Over the last few weeks, we’ve been sharing some information about our investment strategy at NewSchools.
In a January 13 blog post about innovative school models, I acknowledged we’re at the beginning of our work as an investor in schools that put more power in students’ hands and tailor learning to their individual needs.
Then on January 26 we shared some news in EdSurge about our ed tech investing. For us, these investment areas make sense together. As innovative school models flourish, they need great tools and services that support kids and teachers. As we invest in both areas, we’ll share what we’re learning from our portfolio early and often so that the schools and tools can get better faster. These three areas combine to make up our strategy over the next few years.
In the EdSurge story, we mentioned briefly that we would also continue to make grants to tools and services providers through our nonprofit. Here’s a bit more detail about how that will work.

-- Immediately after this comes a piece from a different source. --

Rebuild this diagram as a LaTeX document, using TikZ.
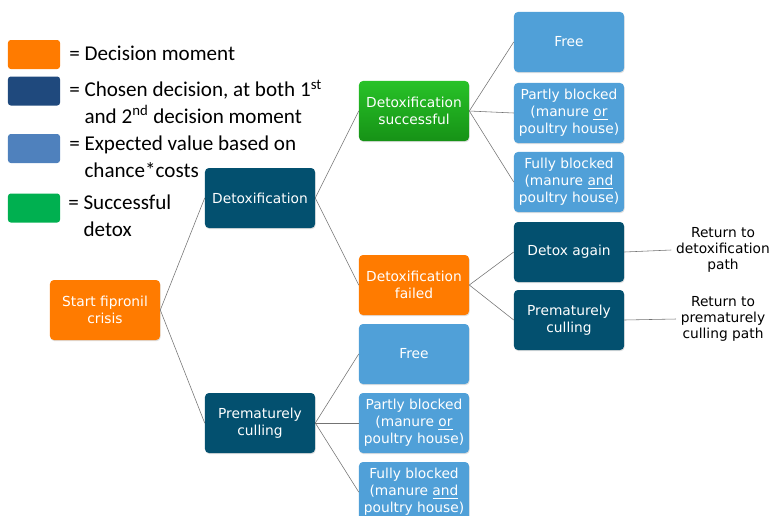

Ed tech innovation and investing has grown rapidly over the last few years, but there are still gaps in the market for tools and services that innovative schools need to be successful. For instance, while the availability of high quality digital math content is increasing rapidly for most grade levels, digital science content aligned to Next Gen Science Standards is lagging, as are the platform tools and assessments needed to manage competency-based progressions.

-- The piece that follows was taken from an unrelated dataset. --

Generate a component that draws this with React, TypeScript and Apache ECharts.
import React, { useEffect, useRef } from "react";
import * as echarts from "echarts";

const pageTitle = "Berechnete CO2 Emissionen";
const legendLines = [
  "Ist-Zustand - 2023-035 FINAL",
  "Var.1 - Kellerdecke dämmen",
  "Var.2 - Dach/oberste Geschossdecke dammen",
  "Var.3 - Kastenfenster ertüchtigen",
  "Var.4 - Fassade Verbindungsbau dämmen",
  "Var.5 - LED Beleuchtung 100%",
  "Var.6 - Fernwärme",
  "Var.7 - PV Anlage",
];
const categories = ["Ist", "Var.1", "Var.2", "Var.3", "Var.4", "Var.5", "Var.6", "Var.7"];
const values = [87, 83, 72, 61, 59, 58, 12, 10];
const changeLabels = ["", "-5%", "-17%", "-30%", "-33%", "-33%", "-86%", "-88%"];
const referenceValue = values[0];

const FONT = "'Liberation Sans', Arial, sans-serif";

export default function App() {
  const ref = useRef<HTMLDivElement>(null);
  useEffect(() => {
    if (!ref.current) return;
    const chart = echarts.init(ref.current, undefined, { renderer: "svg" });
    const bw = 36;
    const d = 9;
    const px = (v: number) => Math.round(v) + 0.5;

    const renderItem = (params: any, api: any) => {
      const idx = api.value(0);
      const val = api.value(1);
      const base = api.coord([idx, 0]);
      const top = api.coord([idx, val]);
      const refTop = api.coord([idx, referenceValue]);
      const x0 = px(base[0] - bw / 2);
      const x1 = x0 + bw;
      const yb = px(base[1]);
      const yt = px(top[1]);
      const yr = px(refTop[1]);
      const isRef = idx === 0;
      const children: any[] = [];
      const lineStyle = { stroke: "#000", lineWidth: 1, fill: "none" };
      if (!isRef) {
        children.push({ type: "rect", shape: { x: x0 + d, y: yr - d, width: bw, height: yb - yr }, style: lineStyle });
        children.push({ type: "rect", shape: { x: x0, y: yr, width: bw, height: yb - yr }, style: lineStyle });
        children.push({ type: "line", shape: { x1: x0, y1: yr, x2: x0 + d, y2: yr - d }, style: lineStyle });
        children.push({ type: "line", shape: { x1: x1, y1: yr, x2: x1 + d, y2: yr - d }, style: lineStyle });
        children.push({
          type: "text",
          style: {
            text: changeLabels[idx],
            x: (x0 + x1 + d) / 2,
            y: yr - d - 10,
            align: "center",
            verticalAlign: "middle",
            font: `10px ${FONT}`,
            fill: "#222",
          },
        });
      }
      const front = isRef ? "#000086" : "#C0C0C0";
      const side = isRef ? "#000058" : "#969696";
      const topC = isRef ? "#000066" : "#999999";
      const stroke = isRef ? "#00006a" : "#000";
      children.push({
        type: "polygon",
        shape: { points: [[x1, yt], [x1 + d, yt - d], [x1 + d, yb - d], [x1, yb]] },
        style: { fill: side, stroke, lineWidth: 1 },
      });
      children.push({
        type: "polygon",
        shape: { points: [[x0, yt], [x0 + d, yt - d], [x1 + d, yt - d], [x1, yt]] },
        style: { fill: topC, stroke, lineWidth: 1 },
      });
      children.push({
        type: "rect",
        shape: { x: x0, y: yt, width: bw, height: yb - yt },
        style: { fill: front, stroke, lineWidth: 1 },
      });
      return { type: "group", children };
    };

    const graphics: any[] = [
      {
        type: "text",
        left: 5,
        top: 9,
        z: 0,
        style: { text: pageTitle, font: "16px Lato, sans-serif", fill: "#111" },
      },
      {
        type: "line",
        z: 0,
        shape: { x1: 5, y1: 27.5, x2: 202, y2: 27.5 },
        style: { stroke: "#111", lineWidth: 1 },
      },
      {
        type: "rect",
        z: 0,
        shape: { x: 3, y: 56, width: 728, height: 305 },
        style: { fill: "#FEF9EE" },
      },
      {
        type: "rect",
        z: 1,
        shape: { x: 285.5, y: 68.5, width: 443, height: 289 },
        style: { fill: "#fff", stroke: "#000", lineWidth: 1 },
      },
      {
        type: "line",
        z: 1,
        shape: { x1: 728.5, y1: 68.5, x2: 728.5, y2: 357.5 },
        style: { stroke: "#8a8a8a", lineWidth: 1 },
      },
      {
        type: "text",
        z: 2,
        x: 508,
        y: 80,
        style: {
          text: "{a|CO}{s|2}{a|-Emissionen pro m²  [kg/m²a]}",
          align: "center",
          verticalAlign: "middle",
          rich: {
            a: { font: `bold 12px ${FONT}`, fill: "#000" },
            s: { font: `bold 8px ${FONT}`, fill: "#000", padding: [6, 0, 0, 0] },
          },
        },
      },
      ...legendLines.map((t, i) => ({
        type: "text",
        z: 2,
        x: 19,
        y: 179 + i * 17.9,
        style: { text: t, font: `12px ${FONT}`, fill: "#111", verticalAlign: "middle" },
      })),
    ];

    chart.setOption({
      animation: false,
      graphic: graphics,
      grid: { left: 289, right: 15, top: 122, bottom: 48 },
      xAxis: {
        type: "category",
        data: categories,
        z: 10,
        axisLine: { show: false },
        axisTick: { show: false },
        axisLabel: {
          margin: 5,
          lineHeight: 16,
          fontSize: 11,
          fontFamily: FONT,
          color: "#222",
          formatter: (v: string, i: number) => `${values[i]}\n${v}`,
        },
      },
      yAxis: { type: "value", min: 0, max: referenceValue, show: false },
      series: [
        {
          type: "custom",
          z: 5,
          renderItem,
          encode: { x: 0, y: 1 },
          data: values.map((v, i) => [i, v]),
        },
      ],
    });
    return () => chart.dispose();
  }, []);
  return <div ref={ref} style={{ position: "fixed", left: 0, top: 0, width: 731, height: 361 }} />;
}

We’ll develop ongoing insights into market gaps from available research such as the Teachers Know Best report from the Gates Foundation and the work EdSurge and others are doing to create better market information. We’ll also learn a lot from educators in the innovative schools we’ll fund about content and tools they need but can’t find, and we’ll keep an eye on what is (and is not) flowing into the pipelines of our ed tech fund and other investors.
To catalyze innovation to address these gaps, we will run national Challenges to mobilize entrepreneurs to bring their best ideas forward. We’ll make grants to the most promising teams (for-profit and nonprofit) to advance their product development and test their tools with teachers and students, and we’ll share the results of those trials broadly. We anticipate running one or two Challenges a year over the next few years, always focused on areas that are important to teachers and students and where innovation is lagging.
We’ll cultivate partnerships with regional and local incubators and accelerators around the country to help generate interest from entrepreneurs and to make sure they are well supported during the challenge cycles.
Occasionally we’ll make grants outside of our Challenge efforts to a very limited number of nonprofit entrepreneurs with breakthrough ideas for tools and services that can strengthen the design and implementation of innovative school models, and who have the potential to achieve scale and sustainability.
We anticipate announcing our first Challenge in late spring or early summer, and are excited to work together with entrepreneurs and educators to increase the availability of effective tools and services that matter for learning.